Oh! Don't doubt I have looked...(where does he utter "yes and no?) and may even, if He allows...continue to do so. It is not even that I "think" I want to, that is test His assertions...I can only say to this point (allowed in time) it appears I am set to it.

So, no Walt...I don't lift up your assertion for a dissection to shame. I have also heard this assertion, myself. And where I know I have heard it from is true.

It is the smallest of steps...but has been for me the grandest of leaps that has led to an open door...a door I could not find or see, nor make any sense of how it could be "there"...until I was pressed, forced, coerced, commanded to see all that I had cut away in path of retreat and hope of going back. By my right to "speak".

However man's presence here negatively impacts the rest of what is around us.

It seems a small step...but no man can push it, no man can make any other take that step, no man has it in him to either take it, or coerce another.

I am...man.


I am the stressor. I am that man. I am the one who______________.

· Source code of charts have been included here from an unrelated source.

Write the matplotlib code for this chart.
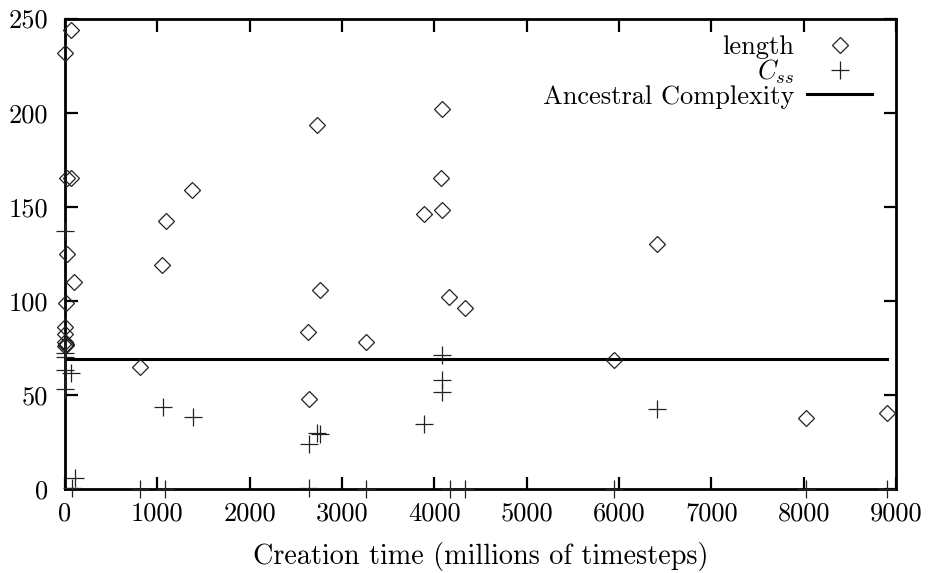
import matplotlib
matplotlib.use("Agg")
import matplotlib.pyplot as plt

plt.rcParams['font.family'] = ['cmr10', 'DejaVu Serif']
plt.rcParams['mathtext.fontset'] = 'cm'
plt.rcParams['axes.formatter.use_mathtext'] = True

# length (diamonds)
length_x = [70, 0, 25, 60, 1093, 25, 100, 7, 0, 0, 0, 10, 5, 15, 1053, 812,
            2633, 3258, 2641, 2734, 4087, 4076, 3885, 4087, 2763, 4160, 4336,
            1374, 6410, 5942, 8020, 8907]
length_y = [244, 231.5, 165.5, 165.5, 142.6, 125, 110, 99, 86, 82.3, 78.4, 76.6,
            76, 77, 119.3, 65, 83.5, 78.2, 48, 193.6, 202, 165.5, 146.2, 148.3,
            105.8, 102.3, 96.4, 159, 130.3, 68.7, 38, 40.4]

# C_ss (plus signs)
css_x = [0, 0, 0, 0, 62, 0, 108, 72, 812, 1080, 1057, 1382, 2644, 2724, 2767,
         2644, 3258, 4087, 4083, 4087, 3885, 4167, 4336, 6414, 5942, 8020, 8907]
css_y = [137.2, 72.2, 70, 63.4, 61.6, 53.1, 5.8, 0.5, 0, 0, 43.5, 38.2, 23.9,
         29.7, 29.4, 0.5, 0, 71.3, 58, 51.8, 34.5, 0, 0, 42.5, 0, 0, 0]

# Ancestral complexity
anc_x = [0, 8900]
anc_y = [69, 69]

x_ticks = [0, 1000, 2000, 3000, 4000, 5000, 6000, 7000, 8000, 9000]
y_ticks = [0, 50, 100, 150, 200, 250]

fig = plt.figure(figsize=(9.32, 5.73), dpi=100)
ax = fig.add_axes([65/932, 1-489.3/573, (896-65)/932, (489.3-18.5)/573])

ax.plot(length_x, length_y, linestyle='none', marker='D', markersize=8.5,
        markerfacecolor='none', markeredgecolor='#222222', markeredgewidth=0.9,
        clip_on=False, label='length', zorder=3)
ax.plot(css_x, css_y, linestyle='none', marker='+', markersize=13,
        markeredgecolor='#222222', markeredgewidth=0.9,
        clip_on=False, label='$C_{ss}$', zorder=3)
ax.plot(anc_x, anc_y, color='black', linewidth=2.2, label='Ancestral Complexity',
        zorder=2)

ax.set_xlim(0, 9000)
ax.set_ylim(0, 250)
ax.set_xticks(x_ticks)
ax.set_yticks(y_ticks)
ax.set_xticklabels([str(v) for v in x_ticks])
ax.set_yticklabels([str(v) for v in y_ticks])
ax.tick_params(direction='in', length=9, width=1.6, top=True, right=True,
               labelsize=19, colors='black')
ax.tick_params(axis='y', pad=12)
ax.tick_params(axis='x', pad=9)
for s in ax.spines.values():
    s.set_linewidth(2.0)

ax.set_xlabel('Creation time (millions of timesteps)', fontsize=20.3, labelpad=12)

leg = ax.legend(loc='upper right', bbox_to_anchor=(0.99, 0.998), frameon=False,
                markerfirst=False, fontsize=19, handlelength=2.45,
                handletextpad=0.5, labelspacing=-0.05, borderaxespad=0.2)

fig.savefig('out.png', dpi=100)
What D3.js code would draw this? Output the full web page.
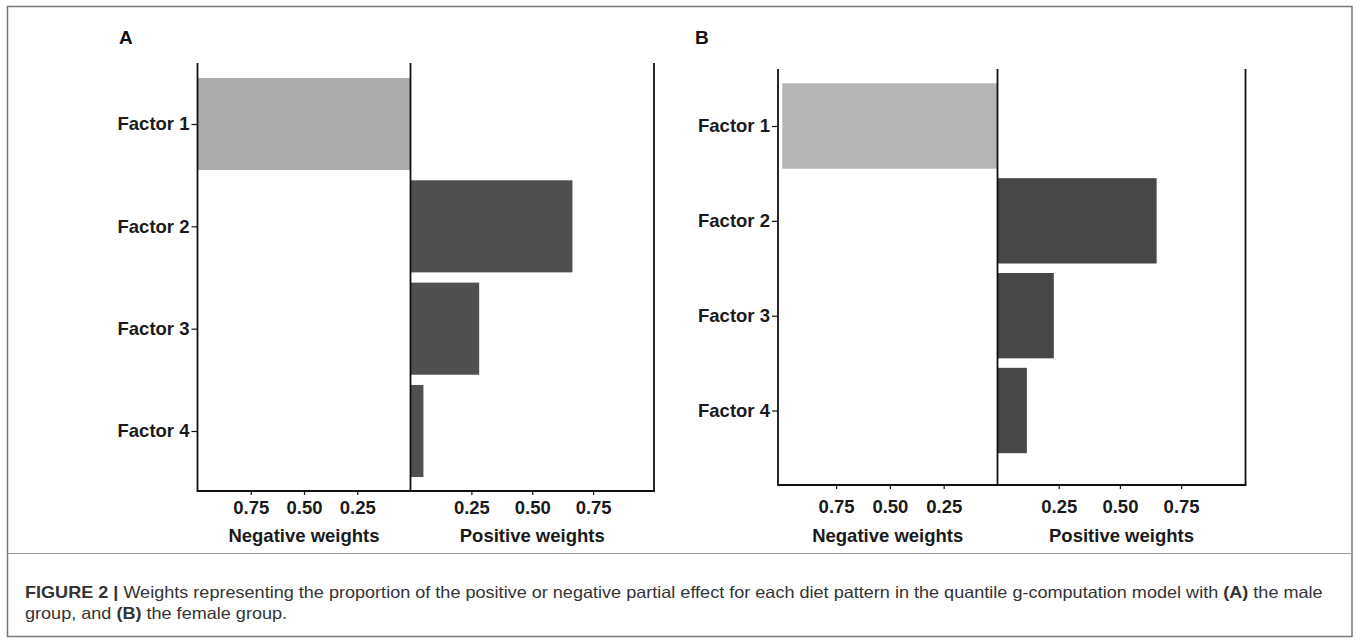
<!DOCTYPE html>
<html>
<head>
<meta charset="utf-8">
<script src="https://cdn.jsdelivr.net/npm/d3@7"></script>
<style>
  body { margin: 0; background: #fff; }
  svg text { font-family: "Liberation Sans", Arial, sans-serif; }
</style>
</head>
<body>
<script>
// donnees
const factors = ["Factor 1", "Factor 2", "Factor 3", "Factor 4"]
const negWeightsA = [1.0, 0, 0, 0]
const posWeightsA = [0, 0.665, 0.282, 0.053]
const negWeightsB = [1.0, 0, 0, 0]
const posWeightsB = [0, 0.65, 0.23, 0.12]
const tickValues = [0.25, 0.50, 0.75]
const captionBold = "FIGURE 2 |"
const captionLine1 = " Weights representing the proportion of the positive or negative partial effect for each diet pattern in the quantile g-computation model with "
const captionLine2a = "group, and "
const captionLine2b = " the female group."

const width = 1357, height = 641

let svg = d3.select("body").append("svg")
    .attr("width", width)
    .attr("height", height)

// cadre
svg.append("rect")
    .attr("x", 7.5).attr("y", 6.5)
    .attr("width", 1344.5).attr("height", 630)
    .attr("fill", "none").attr("stroke", "#777").attr("stroke-width", 1.5)
svg.append("line")
    .attr("x1", 7.5).attr("x2", 1352).attr("y1", 553.5).attr("y2", 553.5)
    .attr("stroke", "#999").attr("stroke-width", 1)

// mise en page des deux panneaux
let panels = [
    { label: "A", labelX: 119, neg: negWeightsA, pos: posWeightsA,
      x0: 197.5, xMid: 410.5, x1: 654, negMax: 1, posMax: 1,
      yTop: 63, yBot: 491, c1: 124, c4: 431,
      negCol: "#ababab", posCol: "#505050", tickY: 508, titleY: 536, fontSize: 18.5 },
    { label: "B", labelX: 695, neg: negWeightsB, pos: posWeightsB,
      x0: 778, xMid: 997.5, x1: 1245.5, negMax: 1.02, posMax: 1.013,
      yTop: 69, yBot: 485, c1: 126, c4: 410.5,
      negCol: "#b5b5b5", posCol: "#474747", tickY: 507, titleY: 536, fontSize: 18.5 }
]

function dessinerPanneau(p) {
    let g = svg.append("g")

    let y = d3.scalePoint().domain(factors).range([p.c1, p.c4])
    let barH = y.step() * 0.9
    let xNeg = d3.scaleLinear().domain([0, p.negMax]).range([p.xMid, p.x0])
    let xPos = d3.scaleLinear().domain([0, p.posMax]).range([p.xMid, p.x1])

    let rows = factors.map((f, i) => ({ f: f, neg: p.neg[i], pos: p.pos[i] }))

    // barres negatives
    g.selectAll(".neg")
        .data(rows.filter(d => d.neg > 0))
        .enter().append("rect")
        .attr("x", d => xNeg(d.neg))
        .attr("y", d => y(d.f) - barH / 2)
        .attr("width", d => xNeg(0) - xNeg(d.neg))
        .attr("height", barH)
        .attr("fill", p.negCol)

    // barres positives
    g.selectAll(".pos")
        .data(rows.filter(d => d.pos > 0))
        .enter().append("rect")
        .attr("x", xPos(0))
        .attr("y", d => y(d.f) - barH / 2)
        .attr("width", d => xPos(d.pos) - xPos(0))
        .attr("height", barH)
        .attr("fill", p.posCol)

    // lignes
    let lineCol = "#111"
    ;[p.x0, p.xMid, p.x1].forEach(x => {
        g.append("line")
            .attr("x1", x).attr("x2", x).attr("y1", p.yTop).attr("y2", p.yBot)
            .attr("stroke", lineCol).attr("stroke-width", 1.8)
    })
    g.append("line")
        .attr("x1", p.x0 - 0.9).attr("x2", p.x1 + 0.9).attr("y1", p.yBot).attr("y2", p.yBot)
        .attr("stroke", lineCol).attr("stroke-width", 1.8)

    // axe Y
    let yAxis = g.append("g")
        .attr("transform", "translate(" + p.x0 + ",0)")
        .call(d3.axisLeft(y).tickSize(6).tickPadding(2))
    yAxis.select(".domain").remove()
    yAxis.selectAll("line").attr("stroke", lineCol).attr("stroke-width", 1.2)
    yAxis.selectAll("text")
        .attr("font-size", p.fontSize).attr("font-weight", "bold")
        .attr("fill", "#1a1a1a")

    // axes X
    ;[xNeg, xPos].forEach(sc => {
        let ax = g.append("g")
            .attr("transform", "translate(0," + p.yBot + ")")
            .call(d3.axisBottom(sc).tickValues(tickValues).tickFormat(d3.format(".2f")).tickSize(4))
        ax.select(".domain").remove()
        ax.selectAll("line").attr("stroke", lineCol).attr("stroke-width", 1.2)
        ax.selectAll("text")
            .attr("y", p.tickY - p.yBot).attr("dy", "0.35em")
            .attr("font-size", p.fontSize).attr("font-weight", "bold")
            .attr("fill", "#1a1a1a")
    })

    // titres
    g.append("text")
        .attr("x", (p.x0 + p.xMid) / 2).attr("y", p.titleY).attr("dy", "0.35em")
        .attr("text-anchor", "middle")
        .attr("font-size", p.fontSize).attr("font-weight", "bold").attr("fill", "#1a1a1a")
        .text("Negative weights")
    g.append("text")
        .attr("x", (p.xMid + p.x1) / 2).attr("y", p.titleY).attr("dy", "0.35em")
        .attr("text-anchor", "middle")
        .attr("font-size", p.fontSize).attr("font-weight", "bold").attr("fill", "#1a1a1a")
        .text("Positive weights")

    g.append("text")
        .attr("x", p.labelX).attr("y", 37).attr("dy", "0.35em")
        .attr("font-size", 19).attr("font-weight", "bold").attr("fill", "#111")
        .text(p.label)
}

panels.forEach(dessinerPanneau)

// legende
let cap = svg.append("g").attr("fill", "#333")
let capFont = '"Liberation Sans Narrow", "Liberation Sans", Arial, sans-serif'
let l1 = cap.append("text")
    .attr("x", 0).attr("y", 0).attr("dy", "0.35em")
    .attr("font-size", 16.5).style("font-family", capFont)
l1.append("tspan").attr("font-weight", "bold").text(captionBold)
l1.append("tspan").text(captionLine1)
l1.append("tspan").attr("font-weight", "bold").text("(A)")
l1.append("tspan").text(" the male")

let l2 = cap.append("text")
    .attr("x", 0).attr("y", 0).attr("dy", "0.35em")
    .attr("font-size", 16.5).style("font-family", capFont)
l2.append("tspan").text(captionLine2a)
l2.append("tspan").attr("font-weight", "bold").text("(B)")
l2.append("tspan").text(captionLine2b)

// ajuster la largeur de la premiere ligne
let w1 = l1.node().getBBox().width
let sx = (1323 - 25) / w1
l1.attr("transform", "translate(25,592) scale(" + sx + ",1)")
l2.attr("transform", "translate(25,613) scale(" + sx + ",1)")
</script>
</body>
</html>
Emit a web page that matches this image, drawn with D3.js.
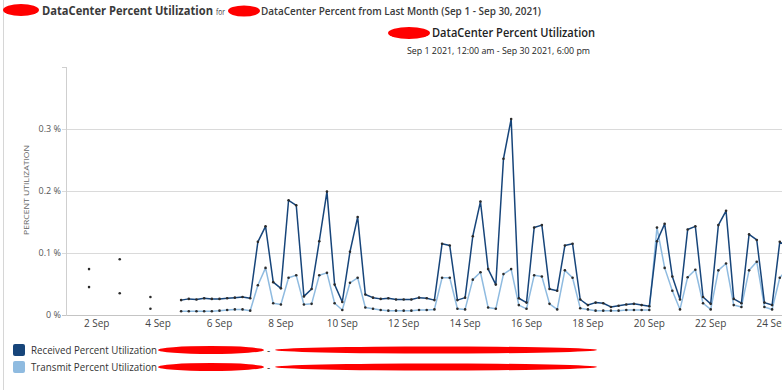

(We have mentioned this before, so it is not new. Do you think Oppenheimer was only speaking in hyperbole when witnessing the unleashing of some of the secrets of matter? Do you think "I am become Shiva, destroyer of worlds"...was just a cleverness? Or do you think a man saw where his "need to know" in torturing from creation its secrets...understood a thing? Aghast?)

Oh, the seeming comfort of always "needing" to see it as the "them". (Which is why I am heartily persuaded sides do not exist as we think)
For what today sees all and only of contamination to creation in "the them"...may at any moment be changed...(in the twinkling of an eye found to be in gaze upon ONE) by a realization, totally and always (apart from grace) unacceptable

"I am...the them"

I am...the man.

The door is there. It took a man, made willing to appear as the "all of them" to show it. This man made willing to be, verily (is that too stilted for some?) in Himself...all of the contamination. The "negative impact" upon all else in creation. And He took it (if one can even receive it in electrical terms) to "ground". He Himself and in Himself became the short, the wire, the conductor in holding God's righteousness (the thing that I know lets you see that "negativity" even while being...in it) and not letting go of man, and ALL his negativity upon creation. And what happened to Him...had to when these things, totally irreconcilable...meet. A death.
A death to open a door.

Where what is all of irreconcilability is. Reconciled.
How can this be?

I would ask you: Are you man? Do you believe what you say? How do you...go on...if you know...what you have said?

Here's an assertion. When man stops lying "out" to the creation by first finding the grace to no longer lie to himself (in creation)..."I am your crown", "I am the God of creation" "I am the pinnacle of all"...he will find creation itself no longer, of necessity, reflecting lying back to him.

(If this sounds too weird, as well it could...I consider something Cormack McCarthy wrote as the words of one of his characters "Whatever in creation exists without my knowledge exists without my consent.")

Truth is not merely allowed...it is commanded.

"If any man will do his will, he shall know of the doctrine, whether it be of God, or whether I speak of myself."

In submission to the Lord of creation, peace may even be found in it.

Primum non nocere.

One man walked in that.

It is a good thing to ask..."how?"

How not to reap what all else seems to say "man is condemned to by his infection".

Watch the death closely. I assert...you will find something...else. A creation now set in such order...it could not, would not, is totally unable (nor willing) to hold Him...down.

One small step. To paying attention.